Güven Temelli İlişkiler Kurmak
Mahremiyet, güvenin doğal bir sonucudur. Eğer çocuk ebeveynine güvenmiyorsa, duygularını paylaşmaz, sorunlarını içine atar. Güven dolu bir ortam oluşturmak için tutarlı olmak, sözünde durmak, yargılamadan dinlemek gerekir. Uzm. Dr. Mustafa Kemal ÖZCAN’ın da belirttiği gibi: “Gencin güvenini kazanan ebeveyn, onun hayatındaki en sağlam limandır.”
Sıkça Sorulan Sorular (SSS)
- Ergen çocuk neden daha çok yalnız kalmak ister?
Çünkü kimliğini keşfetme sürecindedir.
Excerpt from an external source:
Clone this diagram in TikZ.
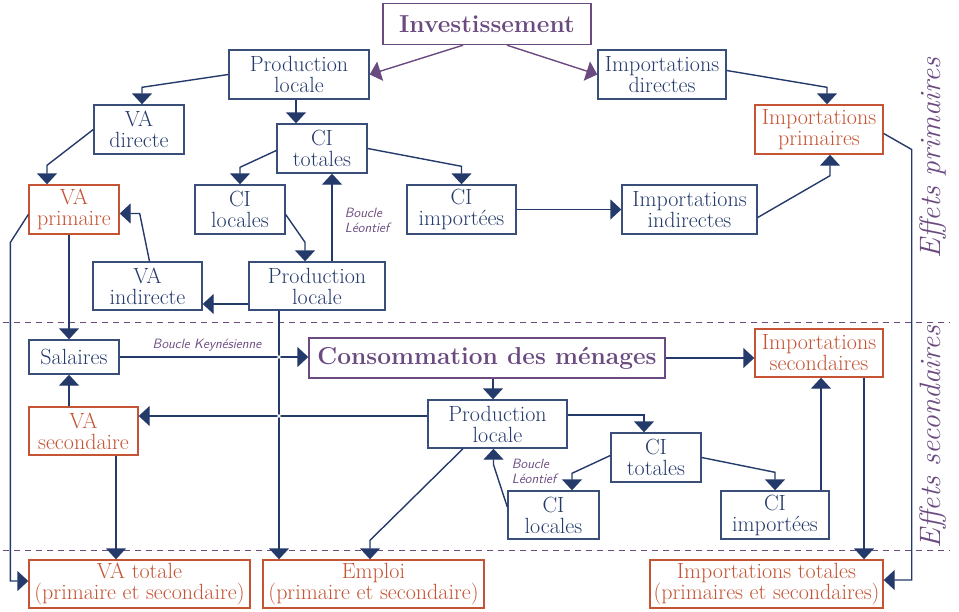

Bu süreçte içe dönmek, düşünmek ve yalnız kalmak, gelişimin doğal bir parçasıdır. - Mahremiyet konusunda çocuğa ne zaman sınır koymalıyım?
Çocuk kendi sınırlarını çizemeyecek kadar küçük değilse, öncelikle onun düşüncesine başvurulmalı ve karşılıklı olarak sınırlar belirlenmelidir. - Sosyal medya hesaplarını kontrol etmek uygun mu?
Kontrol etmek yerine birlikte kurallar belirlemek ve şeffaf bir ilişki kurmak daha sağlıklı olur. - Ergenle mahremiyet hakkında nasıl konuşulur?
Açık, yargılayıcı olmayan bir dille; onun fikrine değer vererek ve zamanlamaya dikkat ederek konuşulmalıdır. - Odasına izinsiz girmek doğru mu?
Hayır. Kapısını çalmak, ona alan tanımak, saygı göstermek gerekir. - Mahremiyet ihlalinin uzun vadeli etkileri nelerdir?
Güvensizlik, iletişim kopukluğu, özgüven eksikliği ve bireysel sınır koyma becerilerinin zayıflaması gibi sonuçlara yol açabilir.
Sonuç: Saygı ve Sevgiyle Büyüyen Sınırlar
Mahremiyet, sadece bireyin korunması değil; aynı zamanda gelişimi için bir gerekliliktir. Ebeveynlerin çocuklarına alan tanıması, hem ilişkilerini güçlendirir hem de çocuğun kendine güvenen bir birey olarak yetişmesini sağlar. Unutulmamalıdır ki, sınır koymak sevgiyle olur. Saygının olduğu yerde güven, güvenin olduğu yerde ise sağlıklı iletişim gelişir.